Born a few years ago from the creative and deeply Milanese mind of Chichi Meroni, L’Arabesque is not just a concept store but a cult store, where the original boutique is joined by the recent café with a lounge filled with bookcases: a real meeting point and a discovery for all lovers of beauty, with vintage as a common thread in tribute to the Milan of the ’50s and’ 60s.
But let’s start from the beginning, when the eclectic Chichi Meroni decides to open her boutique of the forgotten elegance, filling it not only of contemporary vintage clothes, bijoux, haute parfumerie fragrances and couture services, but also and above all a sophisticated design that helps to tell and define the spaces and the spirit of this small and surprising reality. Next to the boutique, a café and restaurant was born, just to recreate the idea of home and family typical of those years, a space where to meet and be together.
What is striking about L’Arabesque Café is the perfect meeting between the kitchen and the spaces, always inspired by ’50s, with a menu that recalls the recipes of those wonderful years that have made history but absolutely refreshed, with classy reinventions. At the same time, the environment is studied ad hoc, with the enveloping lights of George Nelson’s Bubble lamps that color coffee tables and small armchairs designed by Chichi herself and the Villeroy & Boch porcelains that contribute to giving each dish that “old times” aesthetic.

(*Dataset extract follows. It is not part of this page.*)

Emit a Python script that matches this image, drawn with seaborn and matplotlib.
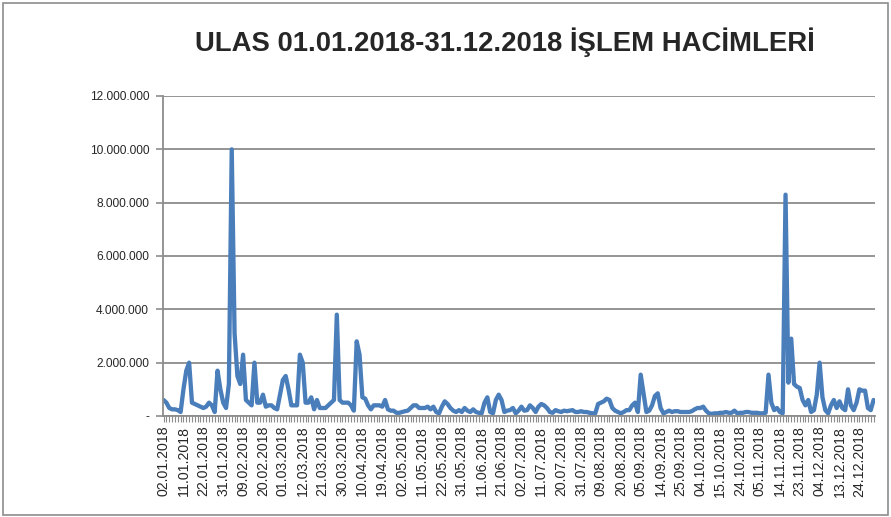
import matplotlib
matplotlib.use("Agg")
import matplotlib.pyplot as plt
import matplotlib.patches as patches
from matplotlib.ticker import FuncFormatter, MultipleLocator
import seaborn as sns
import pandas as pd
import numpy as np

# ---- data (daily trading volume, millions) ----
vol_part1 = [0.6, 0.5, 0.3, 0.25, 0.25, 0.22, 0.15, 1.0, 1.7, 2.0,
             0.5, 0.45, 0.4, 0.35, 0.3, 0.35, 0.5, 0.4, 0.15, 1.7,
             1.0, 0.5, 0.3, 1.2, 10.0, 3.1, 1.5, 1.2, 2.3, 0.6,
             0.5, 0.4, 2.0, 0.5, 0.5, 0.8, 0.35, 0.4, 0.4, 0.3,
             0.25, 0.8, 1.35, 1.5, 1.0, 0.4, 0.4, 0.4, 2.3, 2.0,
             0.5, 0.5, 0.7, 0.25, 0.6, 0.3, 0.3, 0.3, 0.4, 0.5,
             0.6, 3.8, 0.6]
vol_part2 = [0.5, 0.5, 0.5, 0.4, 0.2, 2.8, 2.3,
             0.7, 0.65, 0.4, 0.25, 0.4, 0.4, 0.4, 0.35, 0.6, 0.25,
             0.2, 0.2, 0.12, 0.12, 0.15, 0.18, 0.2, 0.3, 0.4, 0.4,
             0.3, 0.3, 0.3, 0.35, 0.25, 0.35, 0.15, 0.1, 0.35, 0.55,
             0.45, 0.3, 0.2, 0.15, 0.22, 0.15, 0.3, 0.2, 0.15, 0.25,
             0.15, 0.12, 0.1, 0.5, 0.7, 0.15, 0.1, 0.6, 0.8, 0.6,
             0.15, 0.2, 0.22, 0.3, 0.1]
vol_part3 = [0.2, 0.35, 0.2, 0.22, 0.4,
             0.3, 0.15, 0.35, 0.45, 0.4, 0.3, 0.15, 0.12, 0.22, 0.18,
             0.15, 0.2, 0.18, 0.2, 0.22, 0.15, 0.15, 0.18, 0.15, 0.15,
             0.12, 0.1, 0.1, 0.45, 0.5, 0.55, 0.65, 0.6, 0.3, 0.2,
             0.15, 0.1, 0.15, 0.22, 0.22, 0.4, 0.5, 0.15, 1.55, 0.85,
             0.15, 0.2, 0.4, 0.75, 0.85, 0.3, 0.1, 0.15, 0.2, 0.15,
             0.18, 0.18, 0.15, 0.15, 0.15, 0.15, 0.18, 0.25]
vol_part4 = [0.3, 0.3,
             0.35, 0.2, 0.1, 0.08, 0.1, 0.1, 0.12, 0.12, 0.15, 0.12,
             0.12, 0.2, 0.1, 0.12, 0.12, 0.15, 0.15, 0.12, 0.12, 0.12,
             0.1, 0.1, 0.12, 1.55, 0.5, 0.22, 0.3, 0.15, 0.1, 8.3,
             1.25, 2.9, 1.2, 1.1, 1.05, 0.6, 0.4, 0.6, 0.15, 0.22,
             0.8, 2.0, 0.7, 0.22, 0.1, 0.4, 0.6, 0.3, 0.55, 0.3,
             0.22, 1.0, 0.4, 0.22, 0.5, 1.0, 0.95, 0.95, 0.3, 0.22,
             0.6]

tick_labels = ["02.01.2018", "11.01.2018", "22.01.2018", "31.01.2018", "09.02.2018",
               "20.02.2018", "01.03.2018", "12.03.2018", "21.03.2018", "30.03.2018",
               "10.04.2018", "19.04.2018", "02.05.2018", "11.05.2018", "22.05.2018",
               "31.05.2018", "11.06.2018", "21.06.2018", "02.07.2018", "11.07.2018",
               "20.07.2018", "31.07.2018", "09.08.2018", "20.08.2018", "05.09.2018",
               "14.09.2018", "25.09.2018", "04.10.2018", "15.10.2018", "24.10.2018",
               "05.11.2018", "14.11.2018", "23.11.2018", "04.12.2018", "13.12.2018",
               "24.12.2018"]
tick_step = 7
y_ticks = [0, 2000000, 4000000, 6000000, 8000000, 10000000, 12000000]
title = "ULAS 01.01.2018-31.12.2018 İŞLEM HACİMLERİ"

volume = np.array(vol_part1 + vol_part2 + vol_part3 + vol_part4) * 1e6
df = pd.DataFrame({"idx": np.arange(len(volume)), "volume": volume})

# ---- style ----
sns.set_style("white")
plt.rcParams["font.family"] = ["Liberation Sans", "DejaVu Sans"]

W, H = 891, 517
fig = plt.figure(figsize=(W / 100, H / 100), dpi=100)
ax = fig.add_axes([163 / W, (H - 416) / H, (875 - 163) / W, (416 - 96) / H])

sns.lineplot(data=df, x="idx", y="volume", ax=ax, color="#4A7EBB", linewidth=3.1,
             solid_joinstyle="round", solid_capstyle="round")

ax.set_xlim(-0.2, len(volume) - 0.5)
ax.set_ylim(0, 12000000)
ax.set_yticks(y_ticks)
ax.yaxis.set_major_formatter(FuncFormatter(
    lambda v, p: "-" if v == 0 else f"{int(v):,}".replace(",", ".")))
ax.set_xticks(np.arange(len(tick_labels)) * tick_step)
ax.set_xticklabels(tick_labels, rotation=90)
ax.xaxis.set_minor_locator(MultipleLocator(1))

grid_col = "#8C8C8C"
ax.grid(axis="y", color=grid_col, linewidth=1.3)
ax.set_axisbelow(True)
for s in ["top", "right"]:
    ax.spines[s].set_visible(False)
for s in ["left", "bottom"]:
    ax.spines[s].set_color(grid_col)
    ax.spines[s].set_linewidth(1.3)
ax.tick_params(axis="y", which="major", length=5, color=grid_col, width=1.2,
               labelsize=8.6, pad=5, left=True)
ax.tick_params(axis="x", which="major", length=4, color=grid_col, width=0.8,
               labelsize=10.2, pad=3, bottom=True)
ax.tick_params(axis="x", which="minor", length=4, color=grid_col, width=0.8, bottom=True)
ax.set_xlabel("")
ax.set_ylabel("")

t = fig.text(505 / W, 1 - 42 / H, title, ha="center", va="center",
             fontsize=20, fontweight="bold", family=["Liberation Sans", "DejaVu Sans"])
fig.canvas.draw()
w = t.get_window_extent(fig.canvas.get_renderer()).width
t.set_fontsize(20 * 620 / w)

fig.patches.append(patches.Rectangle((3 / W, 2 / H), (885) / W, (512) / H,
                                     transform=fig.transFigure, fill=False,
                                     edgecolor="#8C8C8C", linewidth=1.2))

fig.savefig("out.png", dpi=100)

However, it’s not just the furniture and the refined design that amaze, but also the disposition of the spaces: adjacent to the restaurant area there’s a small lounge with bookcases, where to sit for a breakfast or an aperitif reading (and buying) magazines and books on lifestyle, fashion, photography and cooking, recalling that sense of homey warmth.
Quiet, curious, but also surprising, L’Arabesque is one of those very few places in our city that always stays in the heart of those who visit, offering a sensory experience that awakens distant, never forgotten memories and will always be loved by Milanese and not.